JUPITER, Fla. (AP) _ Roselle Como, wife of entertainer Perry Como, died Tuesday of a heart attack. She was 84.

The Comos celebrated their 65th wedding anniversary July 31. They married in 1933, as Mr. Como left barbering to sing with Freddie Corlone’s orchestra. Mrs. Como convinced her husband to pursue his career.

Helen Hoakalei Kamauu

HONOLULU (AP) _ Helen Hoakalei Kamauu, a hula dancer credited with leading the revival of kahiko, or ancient hula, in the late 1960′s, died Aug. 6. She was 68.

She was a chanter who took part in 23 Aloha Week Festival parades and founded the Halau Hula O Hoakalei, a hula troupe.

The State Council on Hawaiian Heritage and the State Foundation on Culture asked Kamauu in 1969 to help revive ancient hula, and she insisted her students precisely follow the kahiko steps and chants.

Robert M. Luby

SAN ANTONIO (AP) _ Robert M. ``Bob″ Luby, who founded the Luby’s Cafeteria empire 51 years ago in the basement of a San Antonio building, died Thursday from heart complications. He was 88.

Luby owned several cafeterias that he sold when he joined the Army Air Corps during World War II. After his discharge, he returned to the business with his cousin. The company they founded now has 231 cafeterias in 11 states.

Nobuhito ``Mike″ Matoba

MARIETTA, Ga. (AP) _ Nobuhito ``Mike″ Matoba, who sculpted U.S. presidents and industry leaders in bronze, died Thursday of stomach cancer. He was 62.

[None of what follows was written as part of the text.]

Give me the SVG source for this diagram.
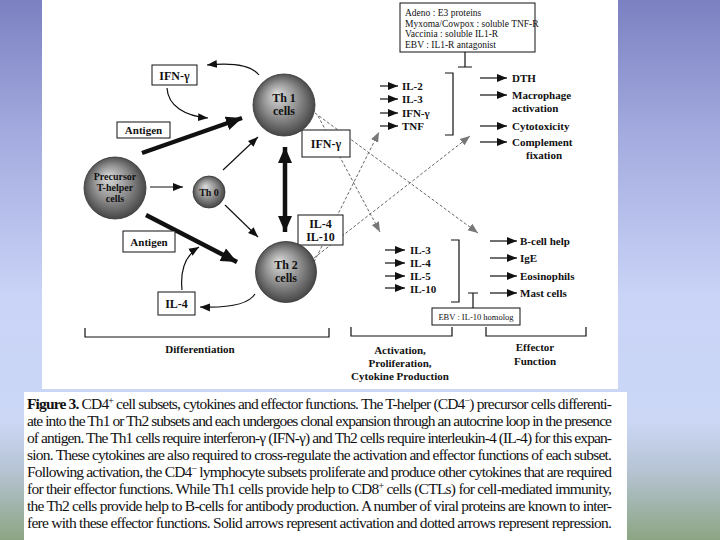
<svg xmlns="http://www.w3.org/2000/svg" width="720" height="540" viewBox="0 0 720 540">
<style>
.lbl{font-family:"Liberation Serif","Times New Roman",serif;font-weight:bold;fill:#111}
.sm{font-family:"Liberation Serif","Times New Roman",serif;fill:#111}
.box{fill:#fff;stroke:#111;stroke-width:1}
.cell{stroke:#333;stroke-width:0.8}
.thin{stroke:#111;stroke-width:1.2;fill:none;marker-end:url(#ah)}
.thick{stroke:#111;stroke-width:4.5;fill:none;marker-end:url(#ahBig)}
.dash{stroke:#666;stroke-width:1;stroke-dasharray:3 2;fill:none;marker-end:url(#ahGray)}
.brk{stroke:#111;stroke-width:1.2;fill:none}
.cap{font-family:"Liberation Serif","Times New Roman",serif;font-size:15.5px;fill:#111}
</style>
<defs>
<linearGradient id="bg" x1="0" y1="0" x2="0" y2="1">
<stop offset="0" stop-color="#7b81c1"/>
<stop offset="0.25" stop-color="#a4abdf"/>
<stop offset="0.55" stop-color="#c9d4f7"/>
<stop offset="0.78" stop-color="#cbd7f5"/>
<stop offset="0.87" stop-color="#b6c4d4"/>
<stop offset="1" stop-color="#8da583"/>
</linearGradient>
<radialGradient id="sphere" cx="0.5" cy="0.5" r="0.55" fx="0.38" fy="0.32">
<stop offset="0" stop-color="#dcdcdc"/>
<stop offset="0.5" stop-color="#929292"/>
<stop offset="1" stop-color="#3a3a3a"/>
</radialGradient>
<marker id="ah" markerUnits="userSpaceOnUse" markerWidth="12" markerHeight="10" refX="10" refY="5" orient="auto">
<path d="M0,1 L10,5 L0,9 Z" fill="#111"/>
</marker>
<marker id="ahBig" markerUnits="userSpaceOnUse" markerWidth="18" markerHeight="14" refX="16" refY="7" orient="auto">
<path d="M0,0 L16,7 L0,14 Z" fill="#111"/>
</marker>
<marker id="ahBigS" markerUnits="userSpaceOnUse" markerWidth="18" markerHeight="14" refX="0" refY="7" orient="auto">
<path d="M16,0 L0,7 L16,14 Z" fill="#111"/>
</marker>
<marker id="ahGray" markerUnits="userSpaceOnUse" markerWidth="12" markerHeight="10" refX="10" refY="5" orient="auto">
<path d="M0,1 L10,5 L0,9 Z" fill="#777"/>
</marker>
</defs>

<rect x="0" y="0" width="720" height="540" fill="url(#bg)"/>
<rect x="42" y="0" width="576" height="389" fill="#fff"/>
<rect x="24" y="392" width="603" height="148" fill="#fff"/>

<g id="connectors">
<line class="dash" x1="318" y1="116" x2="380" y2="232"/>
<line class="dash" x1="315" y1="113" x2="478" y2="233"/>
<line class="dash" x1="314" y1="262" x2="379" y2="132"/>
<line class="dash" x1="314" y1="258" x2="470" y2="136"/>
<path class="thin" d="M259,75 C252,66 236,62 207,65"/>
<path class="thin" d="M167,88 C168,106 185,116 208,118"/>
<path class="thin" d="M182,290 C180,270 186,255 199,247"/>
<path class="thin" d="M255,294 C248,305 226,308 200,307"/>
<line class="thick" x1="142" y1="153" x2="242" y2="118"/>
<line class="thick" x1="146" y1="215" x2="237" y2="262"/>
<line class="thin" x1="150" y1="187" x2="183" y2="187"/>
<line class="thin" x1="223" y1="170" x2="258" y2="137"/>
<line class="thin" x1="225" y1="205" x2="258" y2="237"/>
<line class="thick" x1="285" y1="147" x2="285" y2="232" style="marker-start:url(#ahBigS)"/>
<line class="thin" x1="380" y1="86" x2="398" y2="86"/>
<line class="thin" x1="380" y1="99" x2="398" y2="99"/>
<line class="thin" x1="380" y1="113" x2="398" y2="113"/>
<line class="thin" x1="380" y1="126" x2="398" y2="126"/>
<line class="thin" x1="480" y1="78" x2="507" y2="78"/>
<line class="thin" x1="480" y1="95" x2="507" y2="95"/>
<line class="thin" x1="480" y1="126" x2="507" y2="126"/>
<line class="thin" x1="480" y1="142" x2="507" y2="142"/>
<line class="thin" x1="385" y1="250" x2="405" y2="250"/>
<line class="thin" x1="385" y1="263" x2="405" y2="263"/>
<line class="thin" x1="385" y1="276" x2="405" y2="276"/>
<line class="thin" x1="385" y1="288" x2="405" y2="288"/>
<line class="thin" x1="490" y1="241" x2="517" y2="241"/>
<line class="thin" x1="490" y1="258" x2="517" y2="258"/>
<line class="thin" x1="490" y1="276" x2="517" y2="276"/>
<line class="thin" x1="490" y1="293" x2="517" y2="293"/>
<path class="brk" d="M465,52 V67 M458,67 H472"/>
<path class="brk" d="M473,308 V293 M468,293 H478"/>
<path class="brk" d="M445,73 H453 V135 H445"/>
<path class="brk" d="M451,240 H459 V302 H451"/>
<path class="brk" d="M85,328 V337 H329 V328"/>
<path class="brk" d="M351,327 V336 H452 V327"/>
<path class="brk" d="M486,327 V336 H586 V327"/>
</g>

<g id="viral-box-top">
<rect class="box" x="400" y="3" width="135" height="49"/>
<text class="sm" font-size="9.5" x="405" y="16">Adeno : E3 proteins</text>
<text class="sm" font-size="9.5" x="405" y="26.5">Myxoma/Cowpox : soluble TNF-R</text>
<text class="sm" font-size="9.5" x="405" y="37">Vaccinia : soluble IL1-R</text>
<text class="sm" font-size="9.5" x="405" y="47.5">EBV : IL1-R antagonist</text>
</g>

<g id="ifn-box-left">
<rect class="box" x="152" y="65" width="45" height="20"/>
<text class="lbl" font-size="12" x="174.5" y="79.5" text-anchor="middle">IFN-γ</text>
</g>
<g id="antigen-top">
<rect class="box" x="117" y="122" width="53" height="16"/>
<text class="lbl" font-size="11" x="143.5" y="134" text-anchor="middle">Antigen</text>
</g>
<g id="antigen-bottom">
<rect class="box" x="123" y="231" width="52" height="21"/>
<text class="lbl" font-size="11" x="149" y="245.5" text-anchor="middle">Antigen</text>
</g>
<g id="il4-box-left">
<rect class="box" x="158" y="292" width="37" height="23"/>
<text class="lbl" font-size="12" x="176.5" y="308" text-anchor="middle">IL-4</text>
</g>
<g id="ifn-box-center">
<rect class="box" x="302" y="130" width="48" height="27"/>
<text class="lbl" font-size="12" x="326" y="148" text-anchor="middle">IFN-γ</text>
</g>
<g id="il4-il10-box">
<rect class="box" x="298" y="215" width="45" height="30"/>
<text class="lbl" font-size="12" x="320.5" y="228" text-anchor="middle">IL-4</text>
<text class="lbl" font-size="12" x="320.5" y="241" text-anchor="middle">IL-10</text>
</g>

<g id="precursor">
<circle class="cell" cx="115" cy="188" r="31" fill="url(#sphere)"/>
<text class="lbl" font-size="10" x="115" y="180" text-anchor="middle">Precursor</text>
<text class="lbl" font-size="10" x="115" y="191" text-anchor="middle">T-helper</text>
<text class="lbl" font-size="10" x="115" y="202" text-anchor="middle">cells</text>
</g>
<g id="th0">
<circle class="cell" cx="209" cy="192" r="16" fill="url(#sphere)"/>
<text class="lbl" font-size="10" x="209" y="195.5" text-anchor="middle">Th 0</text>
</g>
<g id="th1">
<circle class="cell" cx="284" cy="105" r="31" fill="url(#sphere)"/>
<text class="lbl" font-size="12" x="284" y="102" text-anchor="middle">Th 1</text>
<text class="lbl" font-size="12" x="284" y="115" text-anchor="middle">cells</text>
</g>
<g id="th2">
<circle class="cell" cx="286" cy="272" r="30.5" fill="url(#sphere)"/>
<text class="lbl" font-size="12" x="286" y="269" text-anchor="middle">Th 2</text>
<text class="lbl" font-size="12" x="286" y="282" text-anchor="middle">cells</text>
</g>

<g id="th1-cytokines">
<text class="lbl" font-size="11" x="402" y="90">IL-2</text>
<text class="lbl" font-size="11" x="402" y="103">IL-3</text>
<text class="lbl" font-size="11" x="402" y="117">IFN-γ</text>
<text class="lbl" font-size="11" x="402" y="130">TNF</text>
</g>
<g id="th1-effects">
<text class="lbl" font-size="11" x="512" y="82">DTH</text>
<text class="lbl" font-size="11" x="512" y="99">Macrophage</text>
<text class="lbl" font-size="11" x="512" y="112">activation</text>
<text class="lbl" font-size="11" x="512" y="130">Cytotoxicity</text>
<text class="lbl" font-size="11" x="512" y="146">Complement</text>
<text class="lbl" font-size="11" x="544" y="159" text-anchor="middle">fixation</text>
</g>
<g id="th2-cytokines">
<text class="lbl" font-size="11" x="410" y="254">IL-3</text>
<text class="lbl" font-size="11" x="410" y="267">IL-4</text>
<text class="lbl" font-size="11" x="410" y="280">IL-5</text>
<text class="lbl" font-size="11" x="410" y="293">IL-10</text>
</g>
<g id="th2-effects">
<text class="lbl" font-size="11" x="520" y="245">B-cell help</text>
<text class="lbl" font-size="11" x="520" y="262">IgE</text>
<text class="lbl" font-size="11" x="520" y="280">Eosinophils</text>
<text class="lbl" font-size="11" x="520" y="297">Mast cells</text>
</g>
<g id="ebv-box">
<rect class="box" x="432" y="308" width="88" height="17"/>
<text class="sm" font-size="8.5" x="476" y="320" text-anchor="middle">EBV : IL-10 homolog</text>
</g>

<g id="stage-labels">
<text class="lbl" font-size="11" x="200" y="353" text-anchor="middle">Differentiation</text>
<text class="lbl" font-size="11" x="400" y="354" text-anchor="middle">Activation,</text>
<text class="lbl" font-size="11" x="400" y="367" text-anchor="middle">Proliferation,</text>
<text class="lbl" font-size="11" x="400" y="380" text-anchor="middle">Cytokine Production</text>
<text class="lbl" font-size="11" x="535" y="351" text-anchor="middle">Effector</text>
<text class="lbl" font-size="11" x="535" y="365" text-anchor="middle">Function</text>
</g>

<g id="caption">
<text class="cap" x="27" y="409" textLength="585" lengthAdjust="spacing"><tspan font-weight="bold">Figure 3.</tspan>  CD4<tspan dy="-5" font-size="10">+</tspan><tspan dy="5"> cell subsets, cytokines and effector functions. The T-helper (CD4</tspan><tspan dy="-5" font-size="10">−</tspan><tspan dy="5">) precursor cells differenti-</tspan></text>
<text class="cap" x="27" y="426" textLength="585" lengthAdjust="spacing">ate into the Th1 or Th2 subsets and each undergoes clonal expansion through an autocrine loop in the presence</text>
<text class="cap" x="27" y="443" textLength="585" lengthAdjust="spacing">of antigen. The Th1 cells require interferon-γ (IFN-γ) and Th2 cells require interleukin-4 (IL-4) for this expan-</text>
<text class="cap" x="27" y="460" textLength="585" lengthAdjust="spacing">sion. These cytokines are also required to cross-regulate the activation and effector functions of each subset.</text>
<text class="cap" x="27" y="477" textLength="585" lengthAdjust="spacing">Following activation, the CD4<tspan dy="-5" font-size="10">−</tspan><tspan dy="5"> lymphocyte subsets proliferate and produce other cytokines that are required</tspan></text>
<text class="cap" x="27" y="494" textLength="585" lengthAdjust="spacing">for their effector functions. While Th1 cells provide help to CD8<tspan dy="-5" font-size="10">+</tspan><tspan dy="5"> cells (CTLs) for cell-mediated immunity,</tspan></text>
<text class="cap" x="27" y="511" textLength="585" lengthAdjust="spacing">the Th2 cells provide help to B-cells for antibody production. A number of viral proteins are known to inter-</text>
<text class="cap" x="27" y="528" textLength="585" lengthAdjust="spacing">fere with these effector functions. Solid arrows represent activation and dotted arrows represent repression.</text>
</g>
</svg>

Matoba, a native of Japan, made busts and statues of former presidents Lyndon Johnson, Ford, Carter and Reagan. Other sculptures included those of former Coca-Cola Co. chairman Robert W. Woodruff, the late Shah of Iran, trumpeter Louis Armstrong and Atlanta Olympics organizer Billy Payne.

Chalmers Wylie

COLUMBUS, Ohio (AP) _ Retired Rep. Chalmers Wylie, a banking expert who helped plan the bailout of failed savings and loans, died Friday of a heart attack. He was 77.

Wylie retired in 1992 after 13 terms, citing frustration as a Republican in a House then controlled by Democrats.

In 1989 he helped retool President Bush’s savings and loan bailout plan so it would make it through the opposition-controlled House. In 1990, Wylie was an architect of the first major overhaul since 1974 of housing programs for the poor.

Wylie was the ranking Republican on the House Banking Committee and one of 355 members of Congress who overdrew accounts in the House’s now-defunct private bank.